>> begin
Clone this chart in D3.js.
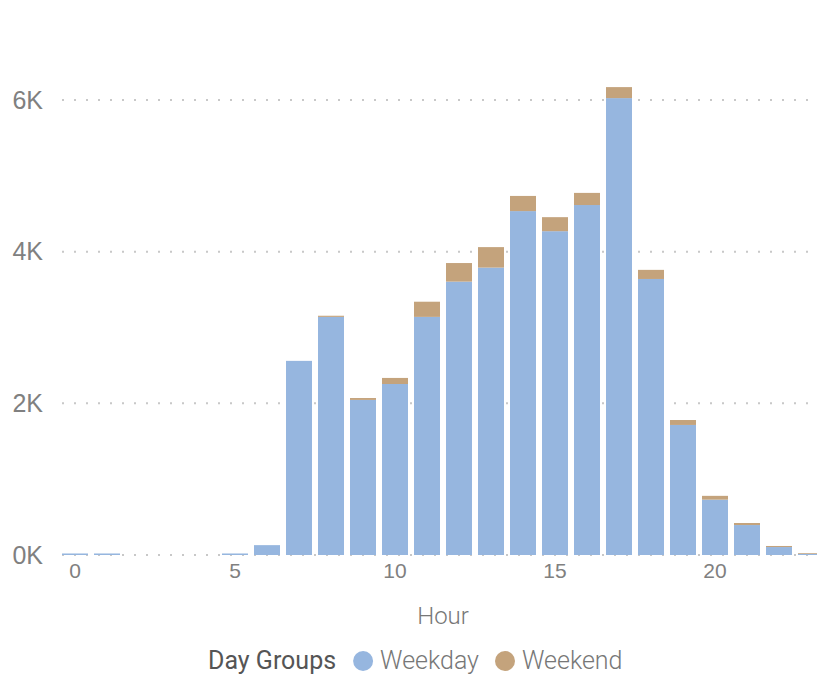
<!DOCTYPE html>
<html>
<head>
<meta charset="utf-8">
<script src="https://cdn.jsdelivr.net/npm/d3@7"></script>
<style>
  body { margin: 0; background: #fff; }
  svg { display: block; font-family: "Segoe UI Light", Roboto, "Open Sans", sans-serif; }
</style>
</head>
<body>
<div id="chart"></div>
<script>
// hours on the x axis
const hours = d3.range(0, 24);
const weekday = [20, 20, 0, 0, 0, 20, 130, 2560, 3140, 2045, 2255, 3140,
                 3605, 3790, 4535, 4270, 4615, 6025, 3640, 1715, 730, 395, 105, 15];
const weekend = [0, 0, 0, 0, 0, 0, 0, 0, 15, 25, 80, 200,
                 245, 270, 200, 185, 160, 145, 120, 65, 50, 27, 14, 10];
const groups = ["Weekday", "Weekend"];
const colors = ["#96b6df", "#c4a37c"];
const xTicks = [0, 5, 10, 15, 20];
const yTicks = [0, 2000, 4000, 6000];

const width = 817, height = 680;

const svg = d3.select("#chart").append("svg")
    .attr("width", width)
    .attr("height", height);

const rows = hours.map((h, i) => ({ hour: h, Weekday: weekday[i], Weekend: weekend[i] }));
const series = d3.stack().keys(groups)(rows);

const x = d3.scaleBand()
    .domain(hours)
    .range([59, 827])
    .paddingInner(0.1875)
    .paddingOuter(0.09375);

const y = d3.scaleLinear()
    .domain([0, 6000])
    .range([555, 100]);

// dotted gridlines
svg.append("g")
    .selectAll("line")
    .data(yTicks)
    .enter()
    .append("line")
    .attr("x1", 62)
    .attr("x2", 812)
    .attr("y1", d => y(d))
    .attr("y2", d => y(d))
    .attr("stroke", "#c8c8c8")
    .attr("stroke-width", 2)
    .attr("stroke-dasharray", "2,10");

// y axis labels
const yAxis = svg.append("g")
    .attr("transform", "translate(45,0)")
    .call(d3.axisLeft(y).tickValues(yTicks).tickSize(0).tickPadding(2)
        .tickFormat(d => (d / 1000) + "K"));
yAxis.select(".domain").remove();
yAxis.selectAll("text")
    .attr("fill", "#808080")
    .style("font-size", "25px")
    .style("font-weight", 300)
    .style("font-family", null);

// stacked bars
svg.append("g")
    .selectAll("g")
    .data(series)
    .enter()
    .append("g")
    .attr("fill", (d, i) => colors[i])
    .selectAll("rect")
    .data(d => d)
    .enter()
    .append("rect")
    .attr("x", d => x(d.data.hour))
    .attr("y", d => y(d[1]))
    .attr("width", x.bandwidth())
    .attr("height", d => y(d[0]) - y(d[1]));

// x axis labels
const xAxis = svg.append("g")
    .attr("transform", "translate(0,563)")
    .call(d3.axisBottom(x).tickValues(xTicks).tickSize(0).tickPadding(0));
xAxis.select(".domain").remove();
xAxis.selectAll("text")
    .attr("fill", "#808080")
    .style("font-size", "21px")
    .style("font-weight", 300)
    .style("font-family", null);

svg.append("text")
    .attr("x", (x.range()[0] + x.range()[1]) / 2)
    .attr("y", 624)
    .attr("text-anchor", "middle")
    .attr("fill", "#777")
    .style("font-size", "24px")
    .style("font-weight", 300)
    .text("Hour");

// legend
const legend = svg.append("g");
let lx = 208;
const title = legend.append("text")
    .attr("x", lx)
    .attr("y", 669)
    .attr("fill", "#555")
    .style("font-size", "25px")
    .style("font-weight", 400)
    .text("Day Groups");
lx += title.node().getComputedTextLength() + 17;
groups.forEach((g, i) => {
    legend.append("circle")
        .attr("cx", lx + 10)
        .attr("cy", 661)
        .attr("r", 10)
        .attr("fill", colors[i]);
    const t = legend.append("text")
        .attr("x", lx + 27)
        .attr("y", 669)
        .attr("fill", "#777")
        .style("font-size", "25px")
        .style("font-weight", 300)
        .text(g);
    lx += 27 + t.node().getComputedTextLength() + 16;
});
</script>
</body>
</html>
>> end
Problem details → Give only the number of lines in the preceding material that contain the string "chart".

Solution to the problem → 3